2. Comparison of SBERT with other dual encoder architectures in deep learning.
3. Advantages and disadvantages of using SBERT as a dual encoder in natural language processing tasks.
4. How does SBERT utilize deep learning architecture to achieve superior performance in sentence embeddings?
SBERT is not a dual encoder. It uses a Bi-Encoder architecture.
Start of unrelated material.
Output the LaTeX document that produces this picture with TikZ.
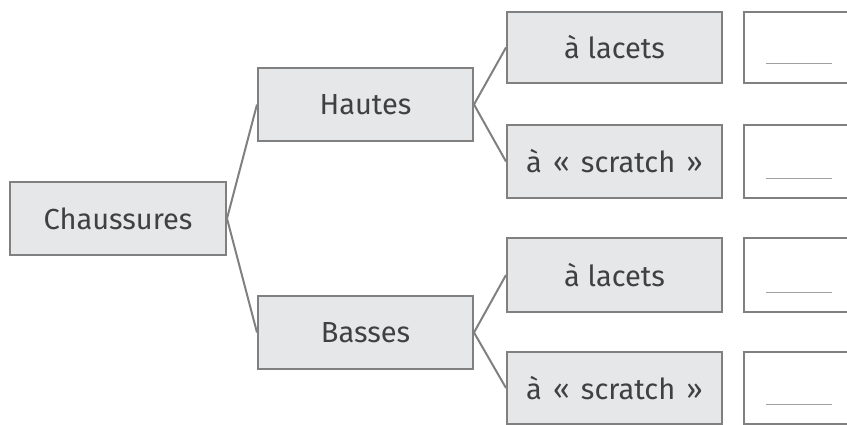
\documentclass[tikz,border=0pt]{standalone}
\usepackage{fontspec}
\setmainfont{Fira Sans}
\definecolor{boxfill}{HTML}{E6E7E8}
\definecolor{boxline}{HTML}{808080}
\definecolor{txt}{HTML}{404040}
\definecolor{blank}{HTML}{A0A0A0}
\newcommand{\gsp}{\hspace{3.5pt}}
\tikzset{
  catbox/.style={draw=boxline, fill=boxfill, line width=2pt, minimum width=215pt, inner sep=0pt, text=txt, font=\fontsize{29}{33}\selectfont},
  ansbox/.style={draw=boxline, fill=white, line width=2pt, minimum width=215pt, inner sep=0pt},
  link/.style={draw=boxline, line width=2pt},
  blankline/.style={draw=blank, line width=1pt}
}
\begin{document}
\begin{tikzpicture}[x=1pt,y=-1pt]
\useasboundingbox (0,0) rectangle (847,424);
\clip (0,0) rectangle (847,424);
\node[catbox, minimum width=216pt, minimum height=73pt] (C) at (118,218.5) {Chaussures};
\node[catbox, minimum height=73pt] (H) at (365.5,104.5) {Hautes};
\node[catbox, minimum height=73pt] (B) at (365.5,332.5) {Basses};
\node[catbox, minimum height=71pt] (L1) at (614.5,47.5) {à lacets};
\node[catbox, minimum height=73pt] (S1) at (614.5,161.5) {à \gsp{}« \gsp{}scratch \gsp{}»};
\node[catbox, minimum height=74pt] (L2) at (614.5,275) {à lacets};
\node[catbox, minimum height=72pt] (S2) at (614.5,388) {à \gsp{}« \gsp{}scratch \gsp{}»};
\node[ansbox, minimum height=71pt] (A1) at (851.5,47.5) {};
\node[ansbox, minimum height=73pt] (A2) at (851.5,161.5) {};
\node[ansbox, minimum height=74pt] (A3) at (851.5,275) {};
\node[ansbox, minimum height=72pt] (A4) at (851.5,388) {};
\foreach \a in {A1,A2,A3,A4} {
  \draw[blankline] ([xshift=23pt]\a.south west) ++(0,-21) coordinate (\a p) -- ++(66,0);
}
\draw[link] (C.east) -- (H.west);
\draw[link] (C.east) -- (B.west);
\draw[link] (H.east) -- (L1.west);
\draw[link] (H.east) -- (S1.west);
\draw[link] (B.east) -- (L2.west);
\draw[link] (B.east) -- (S2.west);
\end{tikzpicture}
\end{document}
We can see how the QueryFusionRetriever created additional query variations (they are displayed since we used `verbose=True`) and then the overall response includes the results fused together. This is very helpful in this case because the QueryFusionRetriever creates sub-questions that inquire about the specific architecture of SBERT which is relevant context to answering this question properly.

## Summary

In this notebook we've seen various examples for using Vectara with LlamaIndex, which provides the following benefits:
* Vectara provides a complete RAG pipeline, so you don't have to deal with a lot of the details around data ingestion: pre-processing, chunking, embedding, etc. Instead all these steps are handled automatically and efficiently in Vectara. 
* Being a platform, Vectara uses its own internal Embedding model (Boomerang), its own vector storage, and calls the LLM for summarization, so you don't have to maintain separate API keys and relationships with additional vendors or install other products.
* Vectara is built for large scale GenAI applications, and with the tools provided by LlamaIndex like Auto Retrieval and Query Fusion, you can easily build and test advanced RAG applications at enteprise scale.